EXERCISE >> Everything in the listing except the pictures should be written out exactly.

COLLECTED MATERIAL >>
>> begin

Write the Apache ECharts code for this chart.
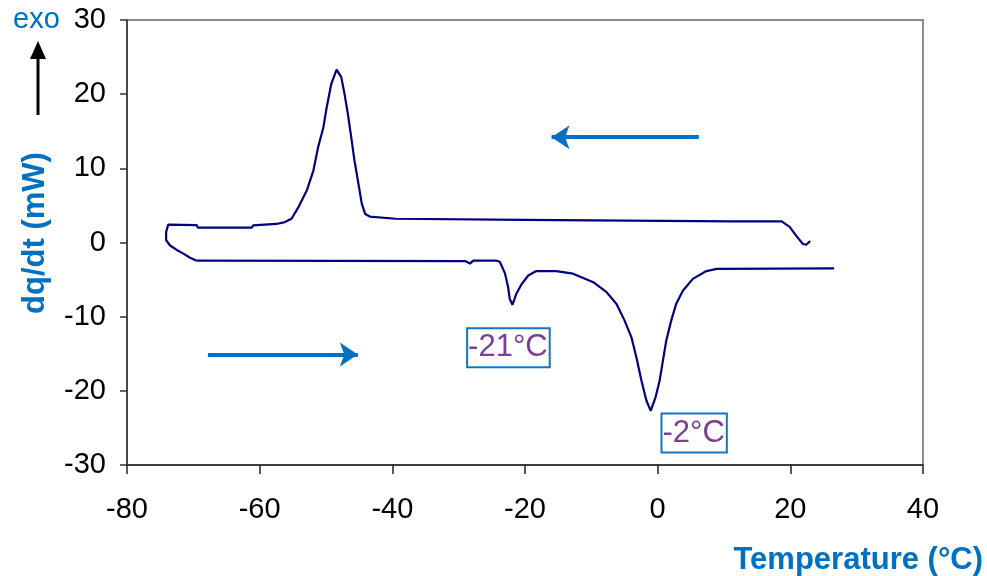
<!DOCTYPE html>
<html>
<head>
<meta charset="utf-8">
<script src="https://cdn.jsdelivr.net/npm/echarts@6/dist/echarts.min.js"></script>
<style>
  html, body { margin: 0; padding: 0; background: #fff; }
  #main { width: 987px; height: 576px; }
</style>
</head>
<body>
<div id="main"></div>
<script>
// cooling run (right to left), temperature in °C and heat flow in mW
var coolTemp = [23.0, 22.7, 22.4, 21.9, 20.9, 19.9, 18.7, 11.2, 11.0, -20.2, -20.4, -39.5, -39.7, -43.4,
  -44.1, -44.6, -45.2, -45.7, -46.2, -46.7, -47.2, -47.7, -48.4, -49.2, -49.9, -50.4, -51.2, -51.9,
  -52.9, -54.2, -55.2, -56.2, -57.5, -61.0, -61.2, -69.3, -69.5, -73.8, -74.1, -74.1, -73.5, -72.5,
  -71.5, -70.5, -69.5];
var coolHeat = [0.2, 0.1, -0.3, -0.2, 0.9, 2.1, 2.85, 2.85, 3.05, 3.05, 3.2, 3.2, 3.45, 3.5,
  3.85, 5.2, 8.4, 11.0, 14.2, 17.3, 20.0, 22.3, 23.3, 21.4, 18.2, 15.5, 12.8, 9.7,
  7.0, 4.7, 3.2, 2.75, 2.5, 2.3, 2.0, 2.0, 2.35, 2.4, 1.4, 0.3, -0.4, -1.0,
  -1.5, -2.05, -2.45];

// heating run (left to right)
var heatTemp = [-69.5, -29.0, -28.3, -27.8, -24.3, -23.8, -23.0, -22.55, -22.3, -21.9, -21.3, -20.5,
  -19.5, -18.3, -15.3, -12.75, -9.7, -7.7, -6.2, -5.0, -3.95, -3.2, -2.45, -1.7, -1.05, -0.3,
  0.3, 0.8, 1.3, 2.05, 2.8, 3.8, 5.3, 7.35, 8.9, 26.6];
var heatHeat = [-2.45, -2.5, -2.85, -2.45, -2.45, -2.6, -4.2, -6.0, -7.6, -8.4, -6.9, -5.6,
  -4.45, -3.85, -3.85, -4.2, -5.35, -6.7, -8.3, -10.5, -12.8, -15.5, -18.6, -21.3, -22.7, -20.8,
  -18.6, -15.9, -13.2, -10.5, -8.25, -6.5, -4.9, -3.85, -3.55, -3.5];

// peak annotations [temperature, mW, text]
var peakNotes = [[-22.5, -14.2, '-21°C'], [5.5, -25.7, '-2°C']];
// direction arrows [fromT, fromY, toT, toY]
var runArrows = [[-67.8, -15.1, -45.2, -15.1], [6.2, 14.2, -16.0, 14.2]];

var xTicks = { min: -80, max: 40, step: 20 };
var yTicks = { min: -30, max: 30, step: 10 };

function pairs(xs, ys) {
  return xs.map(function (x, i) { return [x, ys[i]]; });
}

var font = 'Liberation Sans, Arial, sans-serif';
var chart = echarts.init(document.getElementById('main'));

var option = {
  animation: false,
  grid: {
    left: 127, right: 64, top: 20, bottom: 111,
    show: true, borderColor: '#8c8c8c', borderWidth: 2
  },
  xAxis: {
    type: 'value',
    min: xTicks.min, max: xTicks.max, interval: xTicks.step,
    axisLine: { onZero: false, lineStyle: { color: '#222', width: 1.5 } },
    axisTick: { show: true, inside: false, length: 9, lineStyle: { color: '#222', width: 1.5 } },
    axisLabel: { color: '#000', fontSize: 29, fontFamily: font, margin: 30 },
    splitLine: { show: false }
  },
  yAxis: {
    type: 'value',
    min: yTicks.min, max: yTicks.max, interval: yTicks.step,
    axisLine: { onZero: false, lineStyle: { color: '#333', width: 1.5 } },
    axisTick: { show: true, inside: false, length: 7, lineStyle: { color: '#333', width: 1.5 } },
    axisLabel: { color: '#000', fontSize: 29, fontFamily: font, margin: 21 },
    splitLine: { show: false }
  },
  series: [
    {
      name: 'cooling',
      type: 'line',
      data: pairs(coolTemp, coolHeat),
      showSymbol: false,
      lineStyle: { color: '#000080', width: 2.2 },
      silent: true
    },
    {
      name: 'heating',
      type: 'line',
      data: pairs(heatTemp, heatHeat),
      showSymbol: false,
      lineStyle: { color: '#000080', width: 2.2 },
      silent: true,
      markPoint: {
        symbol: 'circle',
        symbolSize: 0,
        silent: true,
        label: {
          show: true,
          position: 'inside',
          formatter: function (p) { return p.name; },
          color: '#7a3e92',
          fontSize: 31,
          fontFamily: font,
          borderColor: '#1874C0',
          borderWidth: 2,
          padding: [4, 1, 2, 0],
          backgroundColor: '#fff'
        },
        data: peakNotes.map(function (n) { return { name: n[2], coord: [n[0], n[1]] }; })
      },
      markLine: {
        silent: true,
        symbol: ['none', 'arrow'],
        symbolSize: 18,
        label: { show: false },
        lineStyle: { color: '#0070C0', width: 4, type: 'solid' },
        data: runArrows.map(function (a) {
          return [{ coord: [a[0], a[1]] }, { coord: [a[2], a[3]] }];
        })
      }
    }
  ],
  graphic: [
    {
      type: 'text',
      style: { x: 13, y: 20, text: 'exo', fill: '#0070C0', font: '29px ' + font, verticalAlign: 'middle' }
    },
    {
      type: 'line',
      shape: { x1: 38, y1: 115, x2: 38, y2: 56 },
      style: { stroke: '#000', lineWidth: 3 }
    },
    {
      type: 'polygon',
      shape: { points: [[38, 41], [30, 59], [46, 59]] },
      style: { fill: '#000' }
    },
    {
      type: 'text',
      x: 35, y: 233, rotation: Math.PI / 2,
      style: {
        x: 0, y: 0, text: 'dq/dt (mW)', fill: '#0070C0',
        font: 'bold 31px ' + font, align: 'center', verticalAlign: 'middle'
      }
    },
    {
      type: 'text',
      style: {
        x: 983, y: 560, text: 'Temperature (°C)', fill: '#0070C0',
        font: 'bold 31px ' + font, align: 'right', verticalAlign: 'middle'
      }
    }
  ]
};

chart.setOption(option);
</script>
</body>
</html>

>> end

COMPLETE ANSWER >>
Write the Apache ECharts code for this chart.
<!DOCTYPE html>
<html>
<head>
<meta charset="utf-8">
<script src="https://cdn.jsdelivr.net/npm/echarts@6/dist/echarts.min.js"></script>
<style>
  html, body { margin: 0; padding: 0; background: #fff; }
  #main { width: 987px; height: 576px; }
</style>
</head>
<body>
<div id="main"></div>
<script>
// cooling run (right to left), temperature in °C and heat flow in mW
var coolTemp = [23.0, 22.7, 22.4, 21.9, 20.9, 19.9, 18.7, 11.2, 11.0, -20.2, -20.4, -39.5, -39.7, -43.4,
  -44.1, -44.6, -45.2, -45.7, -46.2, -46.7, -47.2, -47.7, -48.4, -49.2, -49.9, -50.4, -51.2, -51.9,
  -52.9, -54.2, -55.2, -56.2, -57.5, -61.0, -61.2, -69.3, -69.5, -73.8, -74.1, -74.1, -73.5, -72.5,
  -71.5, -70.5, -69.5];
var coolHeat = [0.2, 0.1, -0.3, -0.2, 0.9, 2.1, 2.85, 2.85, 3.05, 3.05, 3.2, 3.2, 3.45, 3.5,
  3.85, 5.2, 8.4, 11.0, 14.2, 17.3, 20.0, 22.3, 23.3, 21.4, 18.2, 15.5, 12.8, 9.7,
  7.0, 4.7, 3.2, 2.75, 2.5, 2.3, 2.0, 2.0, 2.35, 2.4, 1.4, 0.3, -0.4, -1.0,
  -1.5, -2.05, -2.45];

// heating run (left to right)
var heatTemp = [-69.5, -29.0, -28.3, -27.8, -24.3, -23.8, -23.0, -22.55, -22.3, -21.9, -21.3, -20.5,
  -19.5, -18.3, -15.3, -12.75, -9.7, -7.7, -6.2, -5.0, -3.95, -3.2, -2.45, -1.7, -1.05, -0.3,
  0.3, 0.8, 1.3, 2.05, 2.8, 3.8, 5.3, 7.35, 8.9, 26.6];
var heatHeat = [-2.45, -2.5, -2.85, -2.45, -2.45, -2.6, -4.2, -6.0, -7.6, -8.4, -6.9, -5.6,
  -4.45, -3.85, -3.85, -4.2, -5.35, -6.7, -8.3, -10.5, -12.8, -15.5, -18.6, -21.3, -22.7, -20.8,
  -18.6, -15.9, -13.2, -10.5, -8.25, -6.5, -4.9, -3.85, -3.55, -3.5];

// peak annotations [temperature, mW, text]
var peakNotes = [[-22.5, -14.2, '-21°C'], [5.5, -25.7, '-2°C']];
// direction arrows [fromT, fromY, toT, toY]
var runArrows = [[-67.8, -15.1, -45.2, -15.1], [6.2, 14.2, -16.0, 14.2]];

var xTicks = { min: -80, max: 40, step: 20 };
var yTicks = { min: -30, max: 30, step: 10 };

function pairs(xs, ys) {
  return xs.map(function (x, i) { return [x, ys[i]]; });
}

var font = 'Liberation Sans, Arial, sans-serif';
var chart = echarts.init(document.getElementById('main'));

var option = {
  animation: false,
  grid: {
    left: 127, right: 64, top: 20, bottom: 111,
    show: true, borderColor: '#8c8c8c', borderWidth: 2
  },
  xAxis: {
    type: 'value',
    min: xTicks.min, max: xTicks.max, interval: xTicks.step,
    axisLine: { onZero: false, lineStyle: { color: '#222', width: 1.5 } },
    axisTick: { show: true, inside: false, length: 9, lineStyle: { color: '#222', width: 1.5 } },
    axisLabel: { color: '#000', fontSize: 29, fontFamily: font, margin: 30 },
    splitLine: { show: false }
  },
  yAxis: {
    type: 'value',
    min: yTicks.min, max: yTicks.max, interval: yTicks.step,
    axisLine: { onZero: false, lineStyle: { color: '#333', width: 1.5 } },
    axisTick: { show: true, inside: false, length: 7, lineStyle: { color: '#333', width: 1.5 } },
    axisLabel: { color: '#000', fontSize: 29, fontFamily: font, margin: 21 },
    splitLine: { show: false }
  },
  series: [
    {
      name: 'cooling',
      type: 'line',
      data: pairs(coolTemp, coolHeat),
      showSymbol: false,
      lineStyle: { color: '#000080', width: 2.2 },
      silent: true
    },
    {
      name: 'heating',
      type: 'line',
      data: pairs(heatTemp, heatHeat),
      showSymbol: false,
      lineStyle: { color: '#000080', width: 2.2 },
      silent: true,
      markPoint: {
        symbol: 'circle',
        symbolSize: 0,
        silent: true,
        label: {
          show: true,
          position: 'inside',
          formatter: function (p) { return p.name; },
          color: '#7a3e92',
          fontSize: 31,
          fontFamily: font,
          borderColor: '#1874C0',
          borderWidth: 2,
          padding: [4, 1, 2, 0],
          backgroundColor: '#fff'
        },
        data: peakNotes.map(function (n) { return { name: n[2], coord: [n[0], n[1]] }; })
      },
      markLine: {
        silent: true,
        symbol: ['none', 'arrow'],
        symbolSize: 18,
        label: { show: false },
        lineStyle: { color: '#0070C0', width: 4, type: 'solid' },
        data: runArrows.map(function (a) {
          return [{ coord: [a[0], a[1]] }, { coord: [a[2], a[3]] }];
        })
      }
    }
  ],
  graphic: [
    {
      type: 'text',
      style: { x: 13, y: 20, text: 'exo', fill: '#0070C0', font: '29px ' + font, verticalAlign: 'middle' }
    },
    {
      type: 'line',
      shape: { x1: 38, y1: 115, x2: 38, y2: 56 },
      style: { stroke: '#000', lineWidth: 3 }
    },
    {
      type: 'polygon',
      shape: { points: [[38, 41], [30, 59], [46, 59]] },
      style: { fill: '#000' }
    },
    {
      type: 'text',
      x: 35, y: 233, rotation: Math.PI / 2,
      style: {
        x: 0, y: 0, text: 'dq/dt (mW)', fill: '#0070C0',
        font: 'bold 31px ' + font, align: 'center', verticalAlign: 'middle'
      }
    },
    {
      type: 'text',
      style: {
        x: 983, y: 560, text: 'Temperature (°C)', fill: '#0070C0',
        font: 'bold 31px ' + font, align: 'right', verticalAlign: 'middle'
      }
    }
  ]
};

chart.setOption(option);
</script>
</body>
</html>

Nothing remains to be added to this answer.